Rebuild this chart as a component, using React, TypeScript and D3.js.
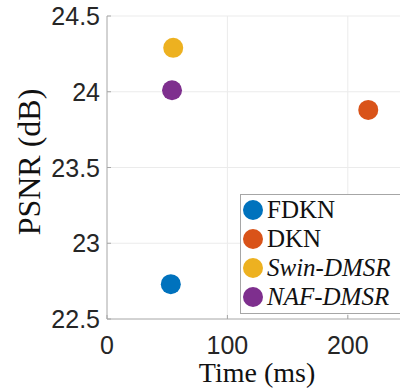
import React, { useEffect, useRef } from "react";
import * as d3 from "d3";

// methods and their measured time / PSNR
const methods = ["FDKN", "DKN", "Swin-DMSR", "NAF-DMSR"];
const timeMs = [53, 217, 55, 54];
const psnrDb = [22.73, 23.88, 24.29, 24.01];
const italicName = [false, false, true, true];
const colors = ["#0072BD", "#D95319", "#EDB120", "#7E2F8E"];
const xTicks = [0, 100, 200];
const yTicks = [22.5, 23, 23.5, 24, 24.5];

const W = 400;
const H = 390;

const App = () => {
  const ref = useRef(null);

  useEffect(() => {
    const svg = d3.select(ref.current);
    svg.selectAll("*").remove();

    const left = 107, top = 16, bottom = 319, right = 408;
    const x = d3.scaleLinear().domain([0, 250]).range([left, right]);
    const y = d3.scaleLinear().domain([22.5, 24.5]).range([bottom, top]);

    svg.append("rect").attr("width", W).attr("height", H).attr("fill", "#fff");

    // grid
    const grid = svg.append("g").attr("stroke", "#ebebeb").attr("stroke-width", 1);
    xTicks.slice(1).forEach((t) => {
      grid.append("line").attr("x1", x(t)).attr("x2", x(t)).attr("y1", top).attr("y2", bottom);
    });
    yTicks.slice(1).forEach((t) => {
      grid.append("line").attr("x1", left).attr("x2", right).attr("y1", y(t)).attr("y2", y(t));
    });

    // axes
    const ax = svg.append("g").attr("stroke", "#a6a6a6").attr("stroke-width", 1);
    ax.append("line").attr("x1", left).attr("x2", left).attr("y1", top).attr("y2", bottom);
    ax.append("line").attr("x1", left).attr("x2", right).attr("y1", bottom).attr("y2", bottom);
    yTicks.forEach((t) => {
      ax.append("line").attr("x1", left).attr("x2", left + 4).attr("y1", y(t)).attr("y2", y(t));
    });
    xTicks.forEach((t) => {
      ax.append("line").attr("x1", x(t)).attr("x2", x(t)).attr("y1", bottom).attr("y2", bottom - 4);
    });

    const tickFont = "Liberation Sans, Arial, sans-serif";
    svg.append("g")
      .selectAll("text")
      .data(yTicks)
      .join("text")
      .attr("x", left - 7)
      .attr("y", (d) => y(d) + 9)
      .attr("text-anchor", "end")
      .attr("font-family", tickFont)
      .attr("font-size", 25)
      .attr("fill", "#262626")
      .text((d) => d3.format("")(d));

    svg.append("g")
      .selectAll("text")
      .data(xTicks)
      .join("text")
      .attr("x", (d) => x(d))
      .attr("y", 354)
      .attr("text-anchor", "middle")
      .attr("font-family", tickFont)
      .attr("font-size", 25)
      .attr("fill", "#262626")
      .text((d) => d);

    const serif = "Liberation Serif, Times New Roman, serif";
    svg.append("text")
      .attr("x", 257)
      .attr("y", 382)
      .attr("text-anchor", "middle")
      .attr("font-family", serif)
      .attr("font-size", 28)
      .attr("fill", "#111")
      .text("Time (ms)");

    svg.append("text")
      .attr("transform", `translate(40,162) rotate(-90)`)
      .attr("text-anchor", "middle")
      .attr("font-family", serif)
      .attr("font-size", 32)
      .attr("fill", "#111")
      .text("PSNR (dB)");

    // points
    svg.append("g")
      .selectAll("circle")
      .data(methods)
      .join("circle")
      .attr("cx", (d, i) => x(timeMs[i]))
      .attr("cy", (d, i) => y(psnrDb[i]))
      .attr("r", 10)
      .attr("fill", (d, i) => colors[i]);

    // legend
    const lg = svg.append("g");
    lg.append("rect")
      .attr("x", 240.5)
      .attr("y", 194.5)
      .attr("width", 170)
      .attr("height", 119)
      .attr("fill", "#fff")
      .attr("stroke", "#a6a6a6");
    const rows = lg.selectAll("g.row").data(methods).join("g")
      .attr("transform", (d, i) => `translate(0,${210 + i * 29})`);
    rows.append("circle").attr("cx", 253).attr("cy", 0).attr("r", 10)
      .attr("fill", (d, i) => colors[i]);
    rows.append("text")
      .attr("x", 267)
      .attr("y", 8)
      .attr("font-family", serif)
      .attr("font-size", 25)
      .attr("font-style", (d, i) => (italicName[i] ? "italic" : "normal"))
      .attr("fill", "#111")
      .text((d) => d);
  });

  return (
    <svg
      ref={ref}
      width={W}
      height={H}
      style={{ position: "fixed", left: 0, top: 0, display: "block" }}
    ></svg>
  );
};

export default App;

+ + + +

Do this: Copy, from the material above, each line in which the string "React" occurs.

The solution:
Rebuild this chart as a component, using React, TypeScript and D3.js.
import React, { useEffect, useRef } from "react";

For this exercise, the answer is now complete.